Ky court: Police, firefighter pensions can be cut
A retired police officer and firefighter sued the city, arguing that the changes were unconstitutional and a violation of their pension contracts
By John Cheves
The Lexington Herald-Leader
LEXINGTON, Ky. — The Lexington-Fayette Urban County Government is entitled to reduce cost-of-living adjustments in the pensions of retired police officers and firefighters, the U.S. 6th Circuit Court of Appeals ruled Monday.
In 2013, Lexington Mayor Jim Gray announced a breakthrough deal to address the $296 million unfunded liability in the city’s police and fire pension fund. One part of the deal — authorized later that year by the General Assembly — reduced annual cost-of-living adjustments when the fund has less than 85 percent of the money it’s expected to need to honor future obligations. The size of the reduction depends on the size of a retiree’s pension, with smaller cuts for retirees who get smaller pension checks.
Retired police officer Tommy Puckett and retired firefighter Roger Vance sued the city, arguing that the changes were an unconstitutional violation of the terms of their pension contracts. They appealed to the 6th Circuit in Cincinnati after losing in federal district court.
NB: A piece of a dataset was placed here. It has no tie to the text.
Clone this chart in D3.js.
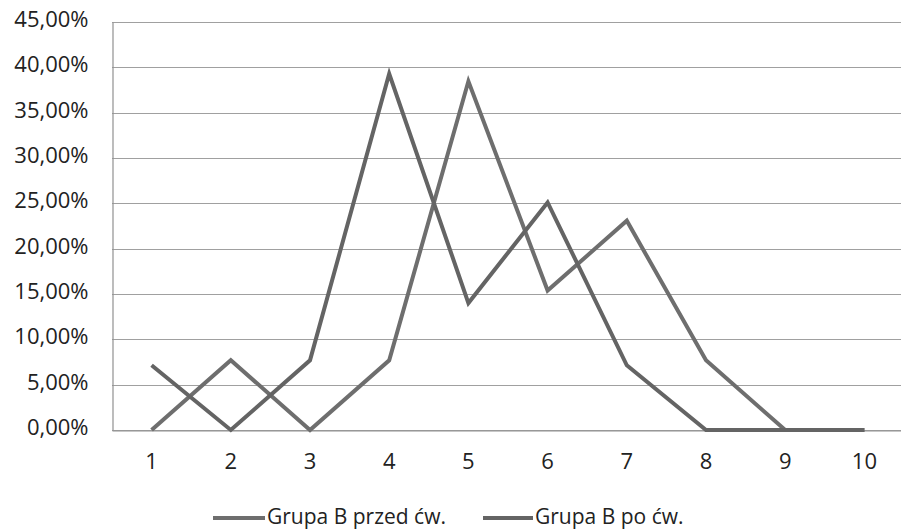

However, Puckett and Vance failed to provide evidence showing how they are legally entitled to keep the same pension benefits for the rest of their lives, Judge Eric L. Clay wrote for a three-judge panel.
“We are, of course, sympathetic to plaintiffs in this case, who gave years of dedicated and honorable service to their communities,” Clay wrote in the opinion. “We also acknowledge the likelihood that they believed their COLAs would always be set at 2 to 5 percent per year. Nevertheless, they were required to plead facts showing a clear intent on the part of the Kentucky legislature to create contractual rights against the modification of a specific COLA formula.”
Most state and local government employees in Kentucky, including Lexington’s, get pensions from the Kentucky Retirement Systems, which faces its own funding shortfall of billions of dollars. However, Lexington — alone among the cities — has a separate pension fund for its police and fire employees, managed by a local pension board but ultimately controlled by the state legislature.